Pour Erwan Tavernier, du groupe Garcon, « il faut un accompagnement, que les hommes comprennent comment fonctionne la spermatogénèse, des spermogrammes réalisés au bon moment… Les médecins ont un rôle à jouer, mais il n’est pas forcément central. »
Julien, 24 ans, se dit prêt à franchir le pas, à « renoncer au truc confortable dans lequel je me suis laissé prendre, à me reconnecter avec mon corps »
Ce qui compte avant tout serait donc la motivation des hommes à prendre en charge leur contraception. Autour de la table, ce mercredi, chacun arrive avec son histoire. Julien, 24 ans, lunettes rondes et catogan, se dit prêt à franchir le pas, à « renoncer au truc confortable dans lequel je me suis laissé prendre, à retrouver une responsabilité enlevée par la société, à me reconnecter avec mon corps. » Deux de ses colocataires ont déjà adopté la méthode thermique. Un sacré plus, l’occasion « de discuter de notre intimité, de partager, alors que la sexualité est un tabou chez les hommes. »

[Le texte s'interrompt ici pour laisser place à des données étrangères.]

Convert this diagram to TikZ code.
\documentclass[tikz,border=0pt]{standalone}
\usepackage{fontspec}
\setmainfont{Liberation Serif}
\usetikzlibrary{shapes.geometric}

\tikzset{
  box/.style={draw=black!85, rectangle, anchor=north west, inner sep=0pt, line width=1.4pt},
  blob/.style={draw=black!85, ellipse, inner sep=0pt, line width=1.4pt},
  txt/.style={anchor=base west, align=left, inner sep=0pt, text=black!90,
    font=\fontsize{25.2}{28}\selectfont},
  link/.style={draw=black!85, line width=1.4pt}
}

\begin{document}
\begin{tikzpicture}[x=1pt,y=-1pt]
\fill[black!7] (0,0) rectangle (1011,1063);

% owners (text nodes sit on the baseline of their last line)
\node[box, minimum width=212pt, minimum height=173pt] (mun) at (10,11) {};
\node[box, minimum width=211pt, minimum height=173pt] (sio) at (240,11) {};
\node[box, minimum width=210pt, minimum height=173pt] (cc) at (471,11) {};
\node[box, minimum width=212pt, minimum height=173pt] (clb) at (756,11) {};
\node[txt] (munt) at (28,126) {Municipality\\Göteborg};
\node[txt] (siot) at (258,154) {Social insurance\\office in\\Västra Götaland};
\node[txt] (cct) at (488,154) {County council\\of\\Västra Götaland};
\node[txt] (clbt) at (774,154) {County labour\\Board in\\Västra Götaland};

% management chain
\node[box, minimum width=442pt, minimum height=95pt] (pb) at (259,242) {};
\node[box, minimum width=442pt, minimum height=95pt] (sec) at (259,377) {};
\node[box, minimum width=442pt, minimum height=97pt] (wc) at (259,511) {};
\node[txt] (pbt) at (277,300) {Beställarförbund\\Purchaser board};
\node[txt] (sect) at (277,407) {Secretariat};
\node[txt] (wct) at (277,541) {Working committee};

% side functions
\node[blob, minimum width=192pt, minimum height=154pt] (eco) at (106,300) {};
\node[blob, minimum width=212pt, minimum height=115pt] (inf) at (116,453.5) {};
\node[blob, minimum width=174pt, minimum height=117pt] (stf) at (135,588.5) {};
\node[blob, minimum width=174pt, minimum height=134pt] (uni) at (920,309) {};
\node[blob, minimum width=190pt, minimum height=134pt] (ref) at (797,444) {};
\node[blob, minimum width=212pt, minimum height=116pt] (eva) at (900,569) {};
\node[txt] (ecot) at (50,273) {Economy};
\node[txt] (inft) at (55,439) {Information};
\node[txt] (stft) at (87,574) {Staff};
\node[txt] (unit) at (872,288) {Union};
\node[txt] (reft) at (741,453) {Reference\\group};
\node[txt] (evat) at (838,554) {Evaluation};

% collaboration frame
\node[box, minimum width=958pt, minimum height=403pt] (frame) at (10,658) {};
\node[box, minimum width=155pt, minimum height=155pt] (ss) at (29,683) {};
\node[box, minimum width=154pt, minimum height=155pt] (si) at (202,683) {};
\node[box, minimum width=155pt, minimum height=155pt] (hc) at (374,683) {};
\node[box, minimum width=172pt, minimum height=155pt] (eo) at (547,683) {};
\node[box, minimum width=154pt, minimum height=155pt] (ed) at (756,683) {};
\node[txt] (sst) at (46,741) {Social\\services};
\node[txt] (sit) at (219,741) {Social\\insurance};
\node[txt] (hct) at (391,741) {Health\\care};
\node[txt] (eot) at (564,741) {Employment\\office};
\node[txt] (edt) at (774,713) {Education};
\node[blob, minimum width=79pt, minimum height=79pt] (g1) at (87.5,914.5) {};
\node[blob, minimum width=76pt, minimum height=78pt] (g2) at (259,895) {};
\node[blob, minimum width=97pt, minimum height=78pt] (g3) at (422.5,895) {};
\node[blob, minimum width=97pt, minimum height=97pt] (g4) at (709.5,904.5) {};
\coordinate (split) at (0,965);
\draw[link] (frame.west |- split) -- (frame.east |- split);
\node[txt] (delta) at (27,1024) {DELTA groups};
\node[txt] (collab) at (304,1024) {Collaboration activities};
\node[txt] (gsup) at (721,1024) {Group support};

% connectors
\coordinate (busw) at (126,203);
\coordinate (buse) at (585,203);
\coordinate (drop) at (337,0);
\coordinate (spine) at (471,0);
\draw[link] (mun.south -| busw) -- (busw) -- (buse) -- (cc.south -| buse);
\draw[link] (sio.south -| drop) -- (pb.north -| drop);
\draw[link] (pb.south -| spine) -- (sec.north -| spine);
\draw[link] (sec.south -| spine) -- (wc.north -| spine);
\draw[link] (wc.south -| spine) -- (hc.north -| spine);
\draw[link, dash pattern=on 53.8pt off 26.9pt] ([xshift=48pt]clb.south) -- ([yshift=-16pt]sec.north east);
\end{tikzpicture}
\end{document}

Jonathan, 30 ans, boule à zéro et grands yeux bleus, a rejoint l’association Garcon sur les conseils de son médecin traitant installé en périphérie de Toulouse. Ce technicien en informatique revendique avant tout un acte politique. « Ma partenaire est condamnée à prendre la pilule pour des raisons hormonales. Ma contraception viendrait en complément. Je me revendique féministe. Il y a plein de choses sur lesquelles je ne peux pas agir. Être contracepté, c’est avoir la possibilité d’en parler, de montrer que c’est possible. » En face, Lucas, 26 ans, étudiant en génie biomédical a croisé Garcon sur son campus. Il cherche à comprendre où ça bloque. « Mon médecin n’est au courant de rien de ce qui se fait en matière de contraception masculine. J’ai eu un certain nombre de relations, et presque toujours, mes partenaires contraceptées avaient des effets secondaires. Je voudrais comprendre…»

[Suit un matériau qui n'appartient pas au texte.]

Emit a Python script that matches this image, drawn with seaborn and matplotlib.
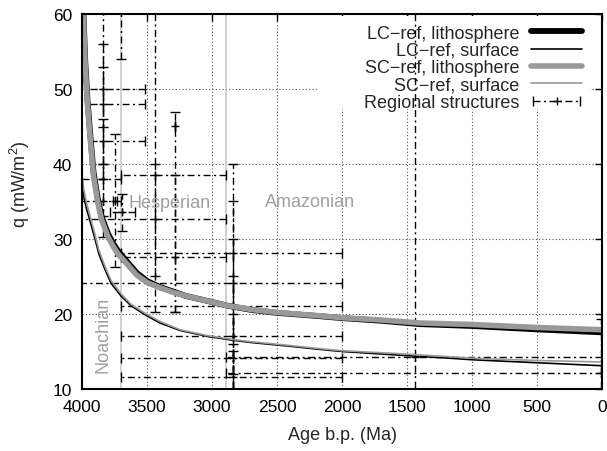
import numpy as np
import pandas as pd
import matplotlib
matplotlib.use("Agg")
import matplotlib.pyplot as plt
import seaborn as sns
from matplotlib.patches import Rectangle
from matplotlib.lines import Line2D
from matplotlib.legend_handler import HandlerErrorbar

# ---------------- data ----------------
lith_age = [4000, 3990, 3975, 3958, 3935, 3912, 3880, 3850, 3800, 3760, 3723, 3650,
            3580, 3500, 3400, 3300, 3200, 3000, 2880, 2700, 2500, 2200, 2000, 1700,
            1400, 1000, 500, 0]
lc_lith_q = [80, 60.5, 53.6, 48.6, 43.6, 39.0, 35.5, 33.0, 30.7, 29.4, 28.4, 26.9,
             25.5, 24.4, 23.6, 23.0, 22.4, 21.6, 21.1, 20.55, 20.15, 19.75, 19.45, 19.1,
             18.65, 18.4, 17.95, 17.55]
sc_lith_q = [80, 60, 53, 48, 43, 38.5, 35.0, 32.6, 30.3, 29.0, 28.0, 26.6,
             25.2, 24.2, 23.5, 22.9, 22.4, 21.6, 21.1, 20.6, 20.2, 19.8, 19.5, 19.2,
             18.8, 18.6, 18.2, 17.9]

surf_age = [4000, 3985, 3965, 3940, 3900, 3870, 3820, 3777, 3700, 3623, 3515, 3400,
            3246, 3030, 2840, 2700, 2400, 2185, 2000, 1550, 1170, 1000, 500, 0]
lc_surf_q = [37.5, 35.5, 34.0, 32.5, 30.0, 28.0, 25.8, 24.1, 22.4, 21.1, 19.9, 18.8,
             17.8, 17.0, 16.5, 16.2, 15.7, 15.3, 15.0, 14.5, 14.1, 13.9, 13.5, 13.1]
sc_surf_q = [38.5, 36.5, 34.8, 33.2, 30.6, 28.5, 26.2, 24.5, 22.7, 21.3, 20.1, 19.0,
             17.9, 17.1, 16.6, 16.3, 15.8, 15.4, 15.1, 14.7, 14.3, 14.1, 13.8, 13.6]

# regional structures: centre age, older bound, younger bound, q, q low, q high
reg_age = [3840, 3840, 3840, 3840, 3840, 3700, 3692, 3746, 3440, 3285, 3440, 3285,
           2840, 2840, 2840, 2840, 2840, 2840, 1440, 10]
reg_age_old = [3960, 3955, 3945, 4100, 4100, 3700, 3785, 3760, 3700, 3285, 4100, 3700,
               3700, 4100, 3700, 3700, 3700, 3700, 2890, 2890]
reg_age_young = [3515, 3515, 3515, 3700, 3700, 3700, 3590, 3730, 2890, 3285, 2890, 2890,
                 2000, 2000, 2000, 2000, 2000, 2000, 0, 0]
reg_q = [50.0, 48.0, 43.0, 38.0, 35.1, 62.0, 33.6, 35.0, 38.5, 45.1, 32.7, 27.6,
         28.1, 24.1, 21.1, 17.1, 14.1, 11.6, 14.3, 12.1]
reg_q_low = [45.0, 40.0, 38.0, 33.0, 30.3, 54.0, 31.0, 26.3, 25.1, 20.3, 20.3, 20.3,
             16.0, 12.0, 8.0, 8.0, 8.0, 8.0, 8.0, 8.0]
reg_q_high = [65.0, 56.0, 53.0, 46.0, 40.0, 70.0, 36.0, 44.0, 65.0, 47.0, 40.0, 38.5,
              40.0, 35.0, 30.0, 25.0, 20.0, 15.0, 65.0, 19.3]

period_bounds = [3700, 2890]
period_names = ["Noachian", "Hesperian", "Amazonian"]
period_label_age = [3838, 3330, 2246]
period_label_q = [17.3, 34.9, 35.0]

x_ticks = [4000, 3500, 3000, 2500, 2000, 1500, 1000, 500, 0]
y_ticks = [10, 20, 30, 40, 50, 60]

legend_labels = ["LC\u2212ref, lithosphere", "LC\u2212ref, surface",
                 "SC\u2212ref, lithosphere", "SC\u2212ref, surface",
                 "Regional structures"]

# ---------------- style ----------------
sns.set_theme(style="white")
plt.rcParams['font.family'] = ['Liberation Sans', 'DejaVu Sans']
plt.rcParams['mathtext.fontset'] = 'custom'
plt.rcParams['mathtext.rm'] = 'Liberation Sans'
plt.rcParams['mathtext.it'] = 'Liberation Sans:italic'
plt.rcParams['mathtext.bf'] = 'Liberation Sans:bold'

GRAY = '#999999'
DASHDOT = (0, (5, 2.5, 1.5, 2.5))

fig = plt.figure(figsize=(6.07, 4.52), dpi=100)
ax = fig.add_axes([0.1351, 0.1372, 0.8567, 0.8296])

# period boundaries
for b in period_bounds:
    ax.axvline(b, color='#c8c8c8', lw=1.2, zorder=1.5)

# white key box hiding the grid
ax.add_patch(Rectangle((0.4538, 0.7467), 0.5232, 0.2483, transform=ax.transAxes,
                       facecolor='white', edgecolor='none', zorder=2.4))

# regional structures
for a, ao, ay, q, ql, qh in zip(reg_age, reg_age_old, reg_age_young,
                                reg_q, reg_q_low, reg_q_high):
    eb = ax.errorbar([a], [q], xerr=[[a - ay], [ao - a]], yerr=[[q - ql], [qh - q]],
                     fmt='+', color='black', ms=6, mew=1.0, elinewidth=1.0,
                     capsize=3.5, capthick=1.0, zorder=3)
    for lc in eb[2]:
        lc.set_linestyle(DASHDOT)

# dummy for legend
eb_leg = ax.errorbar([-1e5], [-1e5], xerr=[[1], [1]], fmt='+', color='black', ms=6,
                     mew=1.0, elinewidth=1.0, capsize=3.5, capthick=1.0)
for lc in eb_leg[2]:
    lc.set_linestyle(DASHDOT)

# model curves
sns.lineplot(x=lith_age, y=lc_lith_q, color='black', lw=4.2, ax=ax, zorder=4,
             sort=False, estimator=None)
sns.lineplot(x=lith_age, y=sc_lith_q, color=GRAY, lw=4.0, ax=ax, zorder=4.2,
             sort=False, estimator=None)
sns.lineplot(x=surf_age, y=lc_surf_q, color='black', lw=1.2, ax=ax, zorder=4.1,
             sort=False, estimator=None)
sns.lineplot(x=surf_age, y=sc_surf_q, color=GRAY, lw=1.2, ax=ax, zorder=4.3,
             sort=False, estimator=None)

# period labels
for name, xa, yq in zip(period_names, period_label_age, period_label_q):
    ax.text(xa, yq, name, color='#a0a0a0', fontsize=13, ha='center', va='center',
            rotation=90 if name == "Noachian" else 0, zorder=5)

ax.set_xlim(4000, 0)
ax.set_ylim(10, 60)
ax.set_xticks(x_ticks)
ax.set_yticks(y_ticks)
ax.grid(True, linestyle=(0, (1, 2)), color='#555555', lw=0.8)
ax.set_axisbelow(True)
ax.tick_params(direction='in', length=5, width=1, top=True, right=True,
               labelsize=12.5, pad=7, colors='black')
for s in ax.spines.values():
    s.set_visible(True)
    s.set_color('black')
    s.set_linewidth(1.5)
    s.set_zorder(6)

ax.set_xlabel("Age b.p. (Ma)", fontsize=13, labelpad=9)
ax.set_ylabel("q (mW/m$^2$)", fontsize=13)
ax.yaxis.set_label_coords(-0.097, 0.55)

handles = [Line2D([], [], color='black', lw=4.2),
           Line2D([], [], color='black', lw=1.2),
           Line2D([], [], color=GRAY, lw=4.0),
           Line2D([], [], color=GRAY, lw=1.2),
           eb_leg]
leg = ax.legend(handles, legend_labels, loc='upper right',
                bbox_to_anchor=(0.9615, 0.972), frameon=False, markerfirst=False,
                handlelength=2.8, handletextpad=0.65, labelspacing=0.02,
                fontsize=13, borderaxespad=0, borderpad=0,
                handler_map={eb_leg: HandlerErrorbar(xerr_size=1.3)})
leg.set_zorder(2.5)

fig.savefig("out.png", dpi=100)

Ce mercredi soir, pas de place aux non-dits mais trois heures de discussion menées tambour battant autour des méthodes existantes de contraception, de la « vision patriarcale de la reproduction, de la sexualité », etc. « Est-ce que l’on peut faire du sport avec un jokestrap ? », « Anneau ou slip ? », « Porter ce slip 15 heures par jour, n’est-ce pas gênant ? » Pas plus qu’un soutien-gorge diront certaines… Et il est essentiel de respecter un certain protocole pour que la méthode fonctionne. Pour éviter loupés et complications, Garcon prône l’accompagnement des hommes.
Alors, militante la contraception masculine ? « Il faut faire attention au principe du ‘nice guy’, du mec sympa, avance Erwan Tavernier. La contraception masculine pourrait aussi permettre de se racheter une conduite à moindre frais. L’investissement est mineur mais la valorisation en société est maximale ! Le principal moteur, c’est l’intérêt que l’on porte aux femmes. Lorsqu’elles galèrent avec leur contraception, elles sont moins disponibles sexuellement. » Le cofondateur de Garcon poursuit : « Aujourd’hui, la demande est du côté des femmes. Les hommes cherchent des solutions pour eux, il n’y a pas de démarche collective. Nous sommes très loin des mobilisations massives des femmes dans les années 1970. » Le combat serait donc aussi à mener sur le terrain du politique. Les optimistes retiendront, qu’en lame de fond, la contraception masculine commence à se frayer un chemin.